Because there's the rest of this problem.  The jockeying is for the only political advantage that can matter in a system so thoroughly broken as ours.  The way our system has been co-opted by the wealthy and powerful, the only way to assure accomplishing your ideological objectives is to occupy the executive while simultaneously holding a veto-proof majority in both houses.  In a very real sense, we have learned over the last few years that it really doesn't matter who wins the Presidency - without a large enough majority in Congress, the President's governing agenda is stillborn.  If, at the end of this long, corrupt campaign cycle we end up with another divided government, toxically focused only on derailing the other party's agenda and concentrated wholly on the next election, it's hard to imagine how this nation as currently conceived can survive...


  1. Well, I think you're clearly wrong - if by 'help the economy' you mean increase GDP and lower unemployment, then it will certainly help the economy. But you raise important policy questions - perhaps a better interpretation might be "this is not at even close to the optimal way to help the economy." Five year money is cheaper than free - a nine year old could see that you fund a fiscal expansion with debt. But we're bent on a self-destructive path.

    But as I say above, it doesn't matter what this "Jobs Bill" does or doesn't do. It's simply not going to pass. NOTHING is going to pass. EVERYTHING is about November, 2012. That's the problem...

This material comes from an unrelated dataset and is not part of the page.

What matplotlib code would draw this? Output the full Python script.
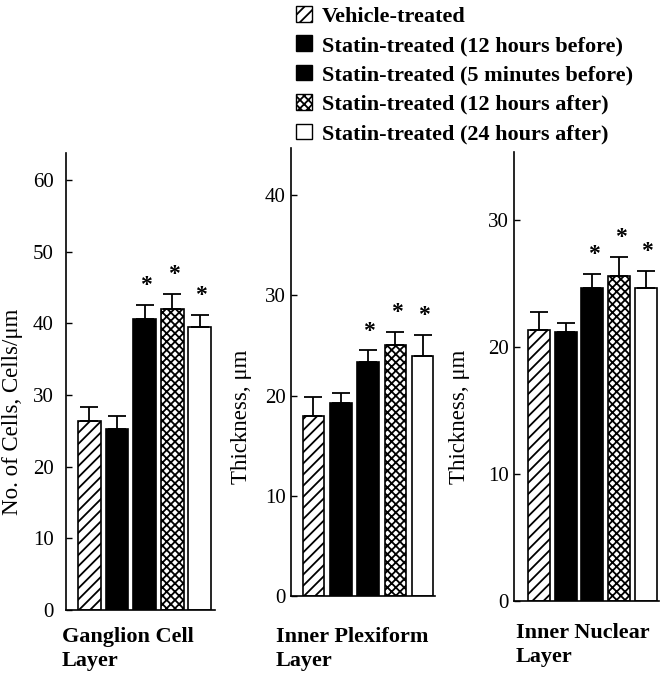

  2. I come for the lollipops, I stay for the rainbows.

  3. We appreciate your business, ma'am...

  4. By not help the economy, I meant the ultimate effects of the attack on Social Security and the rest of the safety net that this proposal enables.

    Heck, I was being polite.

  5. OT: mikey, sent an email to the address in your profile. Note that the email isn't the same as what you see in this post but the name is.

  6. What if it is just a plain and simple redistributive tax policy change that makes teh entire system half a trillion dollars moar progressive? He's got it totally funded under PAYGO, primarily by limiting deductions for top tax bracket earners. I mean, I totally agree that it's too small, but that deduction limit is a permanent change, as is teh elimination of hedge fund pass throughs.

    Do I think it's enough to turn teh economy around? Actually, I kinda do. Because it is finally some action against teh growing inequality that's gripped teh US liek a cancer. One of teh reasons there's a double-dip threat is that no one has any money to spend. And they've gotten used to that feeling. It's time for austerity filled belt tightening! So that we can extend tax cuts for teh wealthiest!

    This is teh opposite of that. And given teh current context, it is hard as shit for a congresscritter to vote against notwithstanding teh dozens of tea party people yelling at them.

  7. What if it is just a plain and simple redistributive tax policy change that makes teh entire system half a trillion dollars moar progressive?

    Stop that crazy commie talk right there, mister!

    Next thing, you'll be trying to tell us that the tax cuts in place since 2001 haven't created any jobs so there's no sense making them permanent. That's just the kind of illogic one can expect from you lefties.